## Dataset content
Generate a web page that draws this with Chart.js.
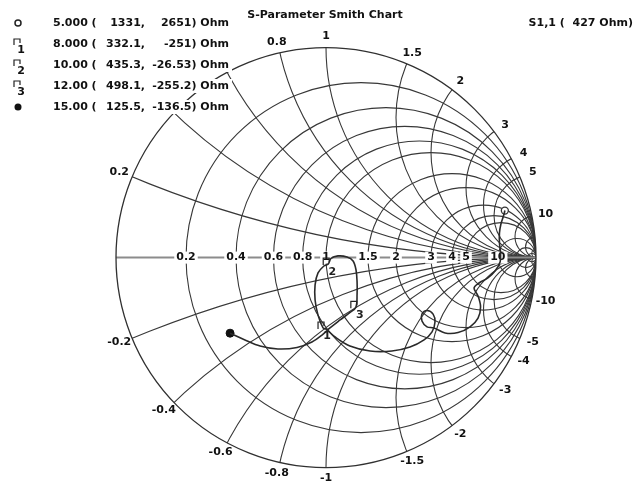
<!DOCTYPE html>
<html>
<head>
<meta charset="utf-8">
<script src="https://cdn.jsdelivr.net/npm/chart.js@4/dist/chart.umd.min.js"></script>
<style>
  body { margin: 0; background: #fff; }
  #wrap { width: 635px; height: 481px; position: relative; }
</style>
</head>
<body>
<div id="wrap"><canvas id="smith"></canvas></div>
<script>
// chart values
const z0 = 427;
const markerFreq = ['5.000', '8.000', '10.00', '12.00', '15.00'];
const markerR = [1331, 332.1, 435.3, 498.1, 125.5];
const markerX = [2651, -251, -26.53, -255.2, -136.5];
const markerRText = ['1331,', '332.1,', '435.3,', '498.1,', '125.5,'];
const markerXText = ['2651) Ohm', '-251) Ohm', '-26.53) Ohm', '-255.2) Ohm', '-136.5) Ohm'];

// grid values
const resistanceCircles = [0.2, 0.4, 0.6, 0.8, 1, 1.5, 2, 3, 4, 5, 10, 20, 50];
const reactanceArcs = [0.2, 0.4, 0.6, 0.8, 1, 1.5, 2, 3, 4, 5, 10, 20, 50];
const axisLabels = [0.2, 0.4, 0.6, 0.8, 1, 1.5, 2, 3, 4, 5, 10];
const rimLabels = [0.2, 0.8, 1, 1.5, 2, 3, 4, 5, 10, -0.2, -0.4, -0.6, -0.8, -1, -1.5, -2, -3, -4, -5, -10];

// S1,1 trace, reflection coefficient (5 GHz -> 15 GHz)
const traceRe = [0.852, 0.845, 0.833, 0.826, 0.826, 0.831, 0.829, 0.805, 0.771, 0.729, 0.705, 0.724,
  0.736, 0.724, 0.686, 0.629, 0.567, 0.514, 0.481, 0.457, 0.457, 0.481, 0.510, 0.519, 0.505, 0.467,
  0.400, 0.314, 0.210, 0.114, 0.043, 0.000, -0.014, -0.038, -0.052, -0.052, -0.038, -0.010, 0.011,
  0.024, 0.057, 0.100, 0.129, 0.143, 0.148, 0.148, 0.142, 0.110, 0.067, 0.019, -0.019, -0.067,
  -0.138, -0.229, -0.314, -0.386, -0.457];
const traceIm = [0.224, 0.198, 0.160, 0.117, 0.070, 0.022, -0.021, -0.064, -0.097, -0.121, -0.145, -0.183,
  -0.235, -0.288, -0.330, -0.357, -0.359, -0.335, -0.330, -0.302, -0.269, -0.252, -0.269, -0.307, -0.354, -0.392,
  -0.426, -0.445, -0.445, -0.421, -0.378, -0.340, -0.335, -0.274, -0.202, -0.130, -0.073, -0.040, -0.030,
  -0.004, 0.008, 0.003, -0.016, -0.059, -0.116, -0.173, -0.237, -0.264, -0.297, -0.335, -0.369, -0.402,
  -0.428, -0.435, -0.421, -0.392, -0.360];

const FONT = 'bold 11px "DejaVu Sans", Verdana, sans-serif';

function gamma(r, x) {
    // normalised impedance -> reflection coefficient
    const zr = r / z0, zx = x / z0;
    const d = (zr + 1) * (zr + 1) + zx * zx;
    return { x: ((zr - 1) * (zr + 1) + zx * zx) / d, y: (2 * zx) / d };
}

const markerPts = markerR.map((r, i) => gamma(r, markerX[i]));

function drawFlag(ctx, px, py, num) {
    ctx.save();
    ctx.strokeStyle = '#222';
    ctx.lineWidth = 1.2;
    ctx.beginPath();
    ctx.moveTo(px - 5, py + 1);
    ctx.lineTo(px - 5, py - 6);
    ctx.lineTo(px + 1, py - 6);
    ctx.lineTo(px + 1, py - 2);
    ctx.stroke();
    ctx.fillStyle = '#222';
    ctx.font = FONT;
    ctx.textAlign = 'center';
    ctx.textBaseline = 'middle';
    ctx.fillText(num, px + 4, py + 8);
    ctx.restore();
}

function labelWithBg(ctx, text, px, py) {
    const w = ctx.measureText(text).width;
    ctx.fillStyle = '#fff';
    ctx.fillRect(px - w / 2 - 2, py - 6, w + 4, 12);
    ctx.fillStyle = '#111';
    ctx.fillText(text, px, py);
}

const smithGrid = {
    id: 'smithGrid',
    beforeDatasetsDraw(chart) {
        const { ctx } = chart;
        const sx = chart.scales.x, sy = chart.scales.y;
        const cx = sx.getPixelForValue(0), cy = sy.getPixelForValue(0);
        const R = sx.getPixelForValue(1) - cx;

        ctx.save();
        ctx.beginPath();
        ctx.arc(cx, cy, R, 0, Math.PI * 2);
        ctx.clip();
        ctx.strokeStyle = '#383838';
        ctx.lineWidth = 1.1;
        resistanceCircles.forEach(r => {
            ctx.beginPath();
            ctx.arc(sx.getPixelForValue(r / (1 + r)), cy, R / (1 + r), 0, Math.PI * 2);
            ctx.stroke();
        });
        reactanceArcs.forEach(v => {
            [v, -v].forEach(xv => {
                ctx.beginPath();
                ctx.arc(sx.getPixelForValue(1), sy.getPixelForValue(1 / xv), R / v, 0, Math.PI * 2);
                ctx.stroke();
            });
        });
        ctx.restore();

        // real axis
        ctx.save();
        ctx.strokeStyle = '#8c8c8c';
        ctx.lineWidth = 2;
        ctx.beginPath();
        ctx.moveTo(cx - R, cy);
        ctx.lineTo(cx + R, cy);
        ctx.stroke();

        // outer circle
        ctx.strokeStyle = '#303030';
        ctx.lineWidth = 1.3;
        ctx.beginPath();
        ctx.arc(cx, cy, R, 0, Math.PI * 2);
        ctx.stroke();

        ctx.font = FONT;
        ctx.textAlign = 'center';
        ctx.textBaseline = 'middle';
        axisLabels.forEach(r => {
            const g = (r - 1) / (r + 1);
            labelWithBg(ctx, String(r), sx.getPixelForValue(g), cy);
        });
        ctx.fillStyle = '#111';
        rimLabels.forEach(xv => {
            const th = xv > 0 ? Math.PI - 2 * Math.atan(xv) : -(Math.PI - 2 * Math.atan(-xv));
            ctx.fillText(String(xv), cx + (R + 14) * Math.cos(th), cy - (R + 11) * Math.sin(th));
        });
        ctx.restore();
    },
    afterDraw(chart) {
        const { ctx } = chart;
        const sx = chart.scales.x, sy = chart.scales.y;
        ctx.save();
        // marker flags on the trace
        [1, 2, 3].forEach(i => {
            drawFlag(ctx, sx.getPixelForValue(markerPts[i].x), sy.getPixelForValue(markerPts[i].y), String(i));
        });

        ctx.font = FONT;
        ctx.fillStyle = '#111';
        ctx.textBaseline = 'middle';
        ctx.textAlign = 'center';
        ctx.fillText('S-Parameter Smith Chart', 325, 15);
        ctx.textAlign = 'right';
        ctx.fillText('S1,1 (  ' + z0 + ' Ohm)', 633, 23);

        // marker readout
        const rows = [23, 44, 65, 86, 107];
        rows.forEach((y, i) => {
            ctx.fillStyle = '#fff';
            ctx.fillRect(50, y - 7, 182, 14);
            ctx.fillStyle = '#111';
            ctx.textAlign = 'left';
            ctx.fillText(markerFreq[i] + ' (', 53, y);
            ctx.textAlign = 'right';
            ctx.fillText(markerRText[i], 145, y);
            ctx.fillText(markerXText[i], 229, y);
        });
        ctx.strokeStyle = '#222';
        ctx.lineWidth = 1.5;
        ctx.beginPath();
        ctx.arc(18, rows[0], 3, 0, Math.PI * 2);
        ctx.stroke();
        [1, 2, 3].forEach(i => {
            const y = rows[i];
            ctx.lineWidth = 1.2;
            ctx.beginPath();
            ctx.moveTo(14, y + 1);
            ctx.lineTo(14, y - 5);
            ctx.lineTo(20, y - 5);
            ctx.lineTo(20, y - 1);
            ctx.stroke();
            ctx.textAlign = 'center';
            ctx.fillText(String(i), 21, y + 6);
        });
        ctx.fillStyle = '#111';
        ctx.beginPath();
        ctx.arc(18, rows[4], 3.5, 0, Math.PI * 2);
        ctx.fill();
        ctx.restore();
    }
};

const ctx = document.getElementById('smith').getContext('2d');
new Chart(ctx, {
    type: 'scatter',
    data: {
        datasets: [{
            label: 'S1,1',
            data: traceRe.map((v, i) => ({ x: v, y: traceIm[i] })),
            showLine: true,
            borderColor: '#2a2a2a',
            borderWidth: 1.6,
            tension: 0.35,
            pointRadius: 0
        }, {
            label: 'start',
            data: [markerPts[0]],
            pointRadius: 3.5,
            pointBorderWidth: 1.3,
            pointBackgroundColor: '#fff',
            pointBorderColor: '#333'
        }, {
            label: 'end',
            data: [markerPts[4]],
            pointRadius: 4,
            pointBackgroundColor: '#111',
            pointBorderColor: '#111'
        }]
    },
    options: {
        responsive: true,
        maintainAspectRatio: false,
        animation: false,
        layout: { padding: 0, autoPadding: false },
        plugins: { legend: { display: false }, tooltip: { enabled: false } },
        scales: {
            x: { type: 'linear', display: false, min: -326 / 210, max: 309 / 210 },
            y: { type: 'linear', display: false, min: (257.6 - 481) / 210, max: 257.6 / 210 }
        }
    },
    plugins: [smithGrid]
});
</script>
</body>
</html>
...
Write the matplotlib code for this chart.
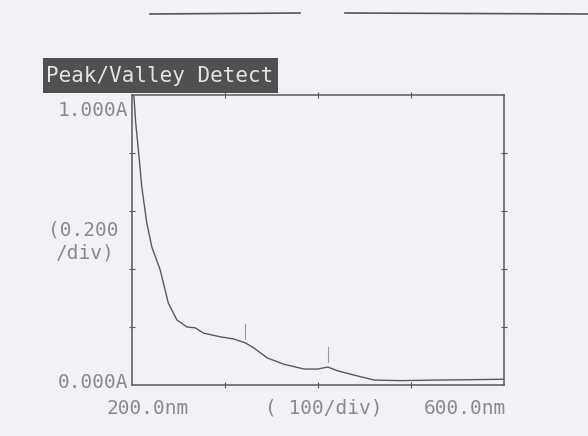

## Problem to solve
Beginning at the line above that contains "Generate a web", repeat each line exactly through the one that contains "-3, -4, -5, -10];", and leave out the pictures.

## Reply to the exercise
Generate a web page that draws this with Chart.js.
<!DOCTYPE html>
<html>
<head>
<meta charset="utf-8">
<script src="https://cdn.jsdelivr.net/npm/chart.js@4/dist/chart.umd.min.js"></script>
<style>
  body { margin: 0; background: #fff; }
  #wrap { width: 635px; height: 481px; position: relative; }
</style>
</head>
<body>
<div id="wrap"><canvas id="smith"></canvas></div>
<script>
// chart values
const z0 = 427;
const markerFreq = ['5.000', '8.000', '10.00', '12.00', '15.00'];
const markerR = [1331, 332.1, 435.3, 498.1, 125.5];
const markerX = [2651, -251, -26.53, -255.2, -136.5];
const markerRText = ['1331,', '332.1,', '435.3,', '498.1,', '125.5,'];
const markerXText = ['2651) Ohm', '-251) Ohm', '-26.53) Ohm', '-255.2) Ohm', '-136.5) Ohm'];

// grid values
const resistanceCircles = [0.2, 0.4, 0.6, 0.8, 1, 1.5, 2, 3, 4, 5, 10, 20, 50];
const reactanceArcs = [0.2, 0.4, 0.6, 0.8, 1, 1.5, 2, 3, 4, 5, 10, 20, 50];
const axisLabels = [0.2, 0.4, 0.6, 0.8, 1, 1.5, 2, 3, 4, 5, 10];
const rimLabels = [0.2, 0.8, 1, 1.5, 2, 3, 4, 5, 10, -0.2, -0.4, -0.6, -0.8, -1, -1.5, -2, -3, -4, -5, -10];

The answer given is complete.